The world model symbolic database contains names and attributes of state variables and features such as target trajectories and edges of objects. Maps are generated from camera data. Five-meter maps have a resolution of about 4 cm. Driving plans can be represented by predicted tire tracks on the map, and visual attention plans by predicted fixation points in the visual field.

Sensory processing computes linear image features such as occluding edges, boundaries, and vertices and detects strings of events. Value judgment cost functions support dynamic trajectory optimization. An operator interface allows a human operator to visualize the state of each controller, and to intervene to change mode, to override velocities, or to teleoperate the vehicle.
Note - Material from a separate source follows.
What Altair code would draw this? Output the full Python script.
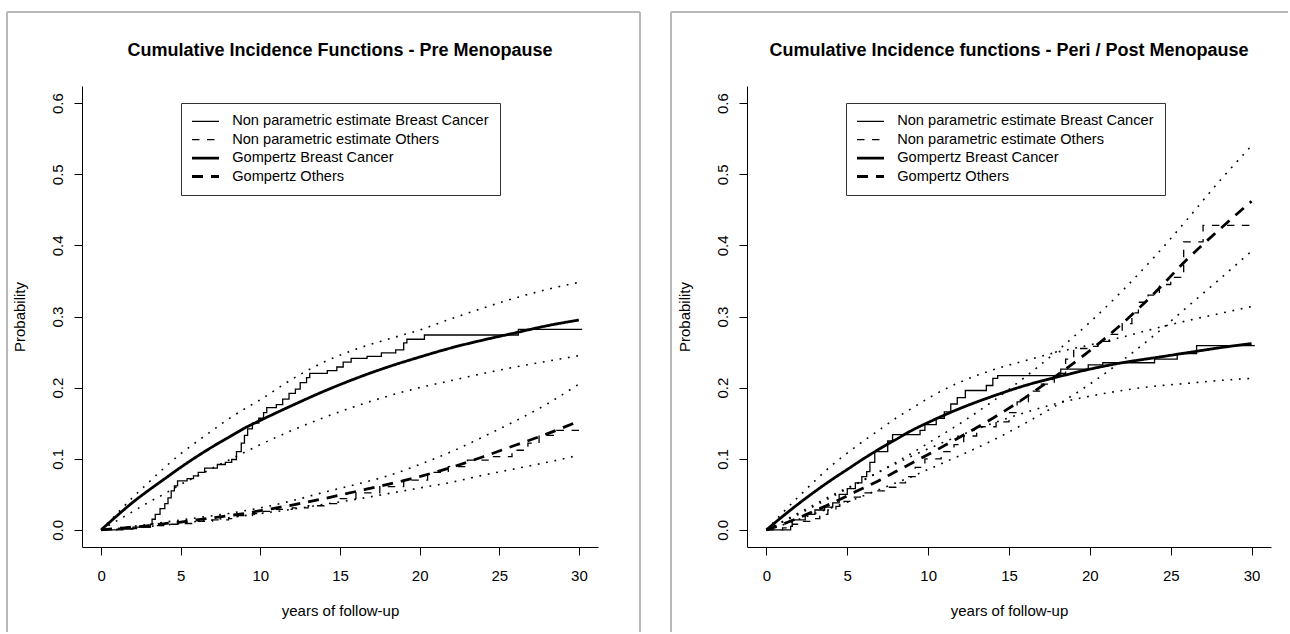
import altair as alt
import pandas as pd

FONT = "Liberation Sans"
FRAME_GREY = "#b9b9b9"

# ---- shared reading grid (years of follow-up) for the fitted curves ----
YEARS = [0, 1, 2, 3, 4, 5, 6, 7, 8, 9, 10, 12, 14, 16, 18, 20, 22, 24, 26, 28, 30]

X_TICKS = [0, 5, 10, 15, 20, 25, 30]
Y_TICKS = [0.0, 0.1, 0.2, 0.3, 0.4, 0.5, 0.6]

SERIES = [
    "Non parametric estimate Breast Cancer",
    "Non parametric estimate Others",
    "Gompertz Breast Cancer",
    "Gompertz Others",
]
DASHES = [[1, 0], [7.5, 7.5], [1, 0], [11, 8]]
WIDTHS = [1.3, 1.3, 2.8, 2.8]

# ---- Pre menopause ----
pre_gomp_bc = [0, 0.020, 0.039, 0.056, 0.072, 0.088, 0.103, 0.117, 0.130, 0.143, 0.154,
               0.175, 0.195, 0.213, 0.229, 0.243, 0.256, 0.267, 0.277, 0.287, 0.295]
pre_gomp_bc_lo = [0, 0.013, 0.026, 0.039, 0.051, 0.064, 0.075, 0.087, 0.098, 0.109, 0.120,
                  0.140, 0.158, 0.174, 0.188, 0.200, 0.210, 0.220, 0.229, 0.237, 0.245]
pre_gomp_bc_hi = [0, 0.023, 0.046, 0.067, 0.088, 0.107, 0.124, 0.140, 0.156, 0.170, 0.183,
                  0.212, 0.236, 0.254, 0.268, 0.281, 0.297, 0.312, 0.326, 0.338, 0.348]
pre_gomp_oth = [0, 0.002, 0.004, 0.006, 0.009, 0.011, 0.014, 0.017, 0.020, 0.023, 0.027,
                0.035, 0.044, 0.054, 0.064, 0.075, 0.088, 0.103, 0.119, 0.135, 0.153]
pre_gomp_oth_lo = [0, 0.001, 0.003, 0.005, 0.007, 0.009, 0.012, 0.014, 0.017, 0.020, 0.023,
                   0.029, 0.036, 0.043, 0.051, 0.059, 0.067, 0.077, 0.086, 0.095, 0.105]
pre_gomp_oth_hi = [0, 0.002, 0.005, 0.008, 0.011, 0.014, 0.017, 0.020, 0.023, 0.027, 0.031,
                   0.041, 0.053, 0.064, 0.076, 0.092, 0.110, 0.131, 0.153, 0.177, 0.205]

pre_np_bc_t = [0, 1.0, 2.0, 3.1, 3.2, 3.4, 3.7, 4.0, 4.2, 4.4, 4.6, 4.8, 5.4, 5.8, 6.1, 6.5,
               7.3, 7.8, 8.2, 8.5, 8.8, 9.0, 9.2, 9.5, 9.9, 10.2, 10.4, 11.0, 11.4, 11.8,
               12.2, 12.5, 12.9, 13.1, 14.2, 14.8, 15.2, 15.7, 16.7, 17.6, 18.5, 19.0,
               19.2, 20.3, 26.2, 30.2]
pre_np_bc = [0, 0.001, 0.004, 0.008, 0.015, 0.022, 0.030, 0.037, 0.045, 0.055, 0.062, 0.069,
             0.072, 0.076, 0.081, 0.087, 0.092, 0.095, 0.099, 0.110, 0.122, 0.133, 0.142,
             0.150, 0.157, 0.165, 0.172, 0.176, 0.184, 0.192, 0.198, 0.207, 0.214, 0.220,
             0.224, 0.229, 0.236, 0.241, 0.244, 0.249, 0.253, 0.263, 0.268, 0.274, 0.282,
             0.282]
pre_np_oth_t = [0, 1.5, 2.5, 3.2, 4.2, 5.0, 6.0, 7.0, 8.0, 8.6, 9.5, 10.2, 11.0, 12.0, 13.0,
                14.0, 15.0, 16.0, 17.5, 19.0, 20.5, 21.8, 23.0, 24.3, 25.8, 26.8, 27.5,
                28.6, 30.2]
pre_np_oth = [0, 0.002, 0.004, 0.006, 0.008, 0.009, 0.012, 0.014, 0.016, 0.020, 0.023, 0.026,
              0.029, 0.031, 0.034, 0.037, 0.044, 0.052, 0.061, 0.070, 0.081, 0.089, 0.098,
              0.103, 0.112, 0.122, 0.133, 0.140, 0.140]

# ---- Peri / Post menopause ----
post_gomp_bc = [0, 0.019, 0.037, 0.054, 0.070, 0.085, 0.100, 0.114, 0.127, 0.140, 0.151,
                0.171, 0.188, 0.203, 0.215, 0.226, 0.235, 0.242, 0.249, 0.256, 0.262]
post_gomp_bc_lo = [0, 0.012, 0.024, 0.036, 0.048, 0.059, 0.070, 0.082, 0.093, 0.104, 0.114,
                   0.133, 0.150, 0.165, 0.178, 0.188, 0.196, 0.202, 0.206, 0.210, 0.213]
post_gomp_bc_hi = [0, 0.024, 0.047, 0.069, 0.090, 0.108, 0.125, 0.141, 0.157, 0.171, 0.185,
                   0.208, 0.225, 0.238, 0.250, 0.260, 0.271, 0.283, 0.294, 0.304, 0.314]
post_gomp_oth = [0, 0.008, 0.017, 0.027, 0.037, 0.048, 0.059, 0.070, 0.082, 0.094, 0.106,
                 0.131, 0.157, 0.186, 0.218, 0.252, 0.290, 0.333, 0.380, 0.422, 0.462]
post_gomp_oth_lo = [0, 0.007, 0.015, 0.023, 0.031, 0.039, 0.048, 0.057, 0.066, 0.075, 0.085,
                    0.105, 0.126, 0.150, 0.176, 0.205, 0.238, 0.274, 0.313, 0.352, 0.392]
post_gomp_oth_hi = [0, 0.011, 0.022, 0.034, 0.046, 0.058, 0.070, 0.082, 0.095, 0.108, 0.122,
                    0.150, 0.181, 0.215, 0.252, 0.292, 0.336, 0.384, 0.436, 0.490, 0.540]

post_np_bc_t = [0, 1.5, 1.6, 2.4, 3.0, 3.6, 4.1, 4.5, 5.0, 5.5, 5.9, 6.2, 6.4, 6.7, 7.5, 7.8,
                9.5, 9.8, 10.5, 11.0, 11.4, 11.8, 12.3, 13.6, 14.0, 14.3, 18.2, 19.9, 20.8,
                24.0, 25.4, 26.6, 30.2]
post_np_bc = [0, 0.005, 0.014, 0.022, 0.028, 0.032, 0.038, 0.050, 0.058, 0.066, 0.075, 0.082,
              0.095, 0.110, 0.125, 0.134, 0.140, 0.148, 0.157, 0.166, 0.177, 0.186, 0.196,
              0.203, 0.213, 0.217, 0.226, 0.232, 0.235, 0.240, 0.248, 0.259, 0.259]
post_np_oth_t = [0, 1.0, 1.6, 2.2, 2.8, 3.3, 3.8, 4.3, 4.8, 5.3, 5.8, 6.5, 7.3, 8.0, 8.6, 9.2,
                 9.8, 10.8, 11.6, 12.2, 13.0, 14.2, 15.0, 15.5, 16.2, 17.0, 17.8, 18.5, 19.0,
                 20.0, 20.5, 21.3, 22.0, 22.6, 23.0, 23.6, 24.3, 25.0, 25.8, 27.0, 30.2]
post_np_oth = [0, 0.003, 0.008, 0.012, 0.016, 0.022, 0.028, 0.033, 0.040, 0.046, 0.052, 0.055,
               0.060, 0.066, 0.075, 0.088, 0.100, 0.110, 0.120, 0.132, 0.145, 0.152, 0.165,
               0.180, 0.195, 0.205, 0.220, 0.240, 0.255, 0.258, 0.265, 0.275, 0.290, 0.305,
               0.320, 0.330, 0.345, 0.355, 0.405, 0.428, 0.428]

PLOT_H = 461
ONE_ROW = pd.DataFrame({"k": [0]})


def long_table(key, pieces):
    rows = []
    for name, ts, ps in pieces:
        for t, p in zip(ts, ps):
            rows.append({"t": t, "p": p, key: name})
    return pd.DataFrame(rows)


def frame_rule(**pos):
    # grey panel border drawn around each figure
    enc = {k: alt.value(v) for k, v in pos.items()}
    return alt.Chart(ONE_ROW).mark_rule(color=FRAME_GREY, strokeWidth=2).encode(**enc)


def heading(text, width):
    return alt.Chart(ONE_ROW).mark_text(
        text=text, font=FONT, fontSize=18, fontWeight="bold", color="black",
        align="center", baseline="alphabetic",
    ).encode(x=alt.value(width / 2), y=alt.value(-30.5))


def panel(title, width, gomp_bc, bc_lo, bc_hi, gomp_oth, oth_lo, oth_hi,
          np_bc_t, np_bc, np_oth_t, np_oth, frame_left, frame_right=None, frame_top_end=None):
    x_enc = alt.X(
        "t:Q",
        scale=alt.Scale(domain=[-1.2, 31.2], nice=False, zero=False),
        axis=alt.Axis(
            values=X_TICKS, format="d", grid=False,
            domainColor="black", domainWidth=1,
            tickColor="black", tickSize=8, tickWidth=1,
            labelFont=FONT, labelFontSize=15, labelColor="black",
            labelBaseline="alphabetic", labelPadding=25, labelFlush=False,
            title="years of follow-up", titleFont=FONT, titleFontSize=15,
            titleFontWeight="normal", titleColor="black",
            titleX=width / 2, titleY=68, titleAlign="center", titleBaseline="alphabetic",
        ),
    )
    y_enc = alt.Y(
        "p:Q",
        scale=alt.Scale(domain=[-0.024, 0.624], nice=False, zero=False),
        axis=alt.Axis(
            values=Y_TICKS, format=".1f", grid=False,
            domainColor="black", domainWidth=1,
            tickColor="black", tickSize=8, tickWidth=1,
            labelFont=FONT, labelFontSize=15, labelColor="black",
            labelAngle=270, labelAlign="center", labelBaseline="alphabetic",
            labelPadding=12, labelFlush=False,
            title="Probability", titleFont=FONT, titleFontSize=15,
            titleFontWeight="normal", titleColor="black",
            titleAngle=270, titleX=-58, titleY=PLOT_H / 2,
            titleAlign="center", titleBaseline="alphabetic",
        ),
    )

    legend = alt.Legend(
        title=None, orient="none", legendX=99, legendY=17,
        direction="vertical",
        symbolType="M-3,0H3", symbolSize=81, symbolOffset=6.2,
        symbolStrokeColor="black",
        labelOffset=19.4, labelFont=FONT, labelFontSize=14.6, labelColor="black",
        labelLimit=400, padding=11, rowPadding=3.4,
        strokeColor="#333333", fillColor="white", cornerRadius=0,
    )
    dash = alt.StrokeDash("series:N", scale=alt.Scale(domain=SERIES, range=DASHES), legend=legend)
    wid = alt.StrokeWidth(
        "series:N", scale=alt.Scale(type="ordinal", domain=SERIES, range=WIDTHS), legend=legend
    )

    bands = long_table("band", [
        ("bc_lo", YEARS, bc_lo), ("bc_hi", YEARS, bc_hi),
        ("oth_lo", YEARS, oth_lo), ("oth_hi", YEARS, oth_hi),
    ])
    fits = long_table("series", [
        (SERIES[2], YEARS, gomp_bc), (SERIES[3], YEARS, gomp_oth),
    ])
    steps = long_table("series", [
        (SERIES[0], np_bc_t, np_bc), (SERIES[1], np_oth_t, np_oth),
    ])

    band_layer = alt.Chart(bands).mark_line(
        interpolate="monotone", color="black", strokeWidth=1.6, strokeDash=[1.8, 6.7]
    ).encode(x=x_enc, y=y_enc, detail="band:N")

    fit_layer = alt.Chart(fits).mark_line(
        interpolate="monotone", color="black"
    ).encode(x=x_enc, y=y_enc, strokeDash=dash, strokeWidth=wid)

    step_layer = alt.Chart(steps).mark_line(
        interpolate="step-after", color="black"
    ).encode(x=x_enc, y=y_enc, strokeDash=dash, strokeWidth=wid)

    layers = [band_layer, step_layer, fit_layer, heading(title, width),
              frame_rule(x=frame_left, y=-74, y2=546),
              frame_rule(x=frame_left, x2=frame_top_end, y=-74)]
    if frame_right is not None:
        layers.append(frame_rule(x=frame_right, y=-74, y2=546))

    return alt.layer(*layers).properties(width=width, height=PLOT_H)


left = panel(
    "Cumulative Incidence Functions - Pre Menopause", 516,
    pre_gomp_bc, pre_gomp_bc_lo, pre_gomp_bc_hi,
    pre_gomp_oth, pre_gomp_oth_lo, pre_gomp_oth_hi,
    pre_np_bc_t, pre_np_bc, pre_np_oth_t, pre_np_oth,
    frame_left=-75, frame_right=558, frame_top_end=558,
)
right = panel(
    "Cumulative Incidence functions - Peri / Post Menopause", 524,
    post_gomp_bc, post_gomp_bc_lo, post_gomp_bc_hi,
    post_gomp_oth, post_gomp_oth_lo, post_gomp_oth_hi,
    post_np_bc_t, post_np_bc, post_np_oth_t, post_np_oth,
    frame_left=-76, frame_top_end=541,
)

chart = (
    alt.hconcat(left, right, spacing=29)
    .resolve_scale(x="independent", y="independent",
                   strokeDash="independent", strokeWidth="independent")
    .resolve_legend(strokeDash="independent", strokeWidth="independent")
    .properties(padding={"left": 6, "top": 11, "right": 0, "bottom": 0},
                background="white")
    .configure_view(stroke=None)
)

chart.save("out.html", embed_options={"renderer": "svg", "actions": False})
Primitive level executors keep track of how well plans are being followed, and modify parameters as necessary to keep within tolerance. Primitive executors compute at a 20 Hz clock rate. Output commands are issued to the Servo level to adjust set points for vehicle steering, velocity, and acceleration or for pointing sensors or weapons platforms. Output commands are issued every 50 ms.

Level 1 - Servo Level

Each node at the servo level is a unit consisting of a group of controllers that plan and execute actuator motions and forces, and generate discrete outputs. Communication message bit streams are produced. The servo level transforms commands from component to actuator coordinates and computes motion or torque commands for each actuator. Desired forces, velocities, and discrete outputs are planned for 5 ms intervals out to a planning horizon of 50 ms.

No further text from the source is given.